It’s a really nice machine... still has the plastic film on all the plates and charts. Built in 84, 220 single phase and got my money’s worth in tools and materials. 
Just moved the lathe away from the wall to do some maintenance and install a merry Christmas to me DRO kit. I’m having issues with the power lever on the carriage slipping and really sloppy feeling.  Google led me here and to a post by PeterT addressing the issue and he has the exact same machine. 
Figured I should join forces with some more local people, it’s a really good form and I’ve got some good info already.

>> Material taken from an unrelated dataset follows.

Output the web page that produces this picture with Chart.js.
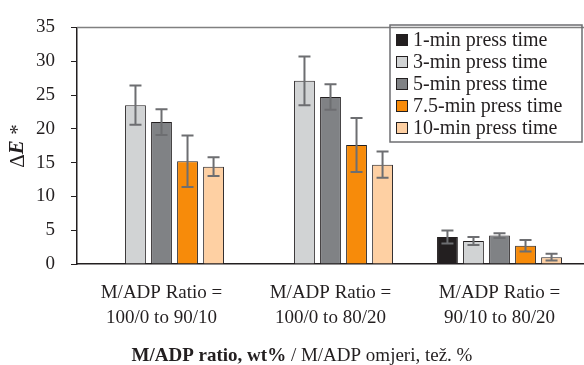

I’d be happy to help with any welding questions, most of my experience is with tig welding alloys, and vessel fabrication. 
Thanks again 
Lee


----------



## Dabbler (Jan 8, 2022)

glad to have you on the forum, Lee.  At some point I may ask you some TIG questions, as I'm just learning on my Miller...


----------



## 6.5 Fan (Jan 8, 2022)

Welcome from SK. Being a boiler maker you could help if a guy wanted to make a still.


----------



## Proxule (Jan 8, 2022)

Welcome fellow veldor - Enjoy your stay.


----------



## crittermutt (Jan 8, 2022)

Welcome from Southeast of Sherwood park.


----------



## YYCHM (Jan 8, 2022)

Welcome from Calgary.


----------



## PeterT (Jan 11, 2022)

Welcome Lee. Yup, looks like very similar lathe as mine. 
Look forward to seeing some of your project pics!


----------



## Susquatch (Jan 11, 2022)

Welcome from a Prairie boy moved east to farm country in Ontario. I wish I could have stayed. 

I'm like @Dabbler - eager to learn but just as eager to help. 

A lot of talented people on this forum.


----------



## Hacker (Jan 11, 2022)

Welcome aboard. I'm just down the road from you in Sherwood Park. This is a great place to find answers and ideas.


----------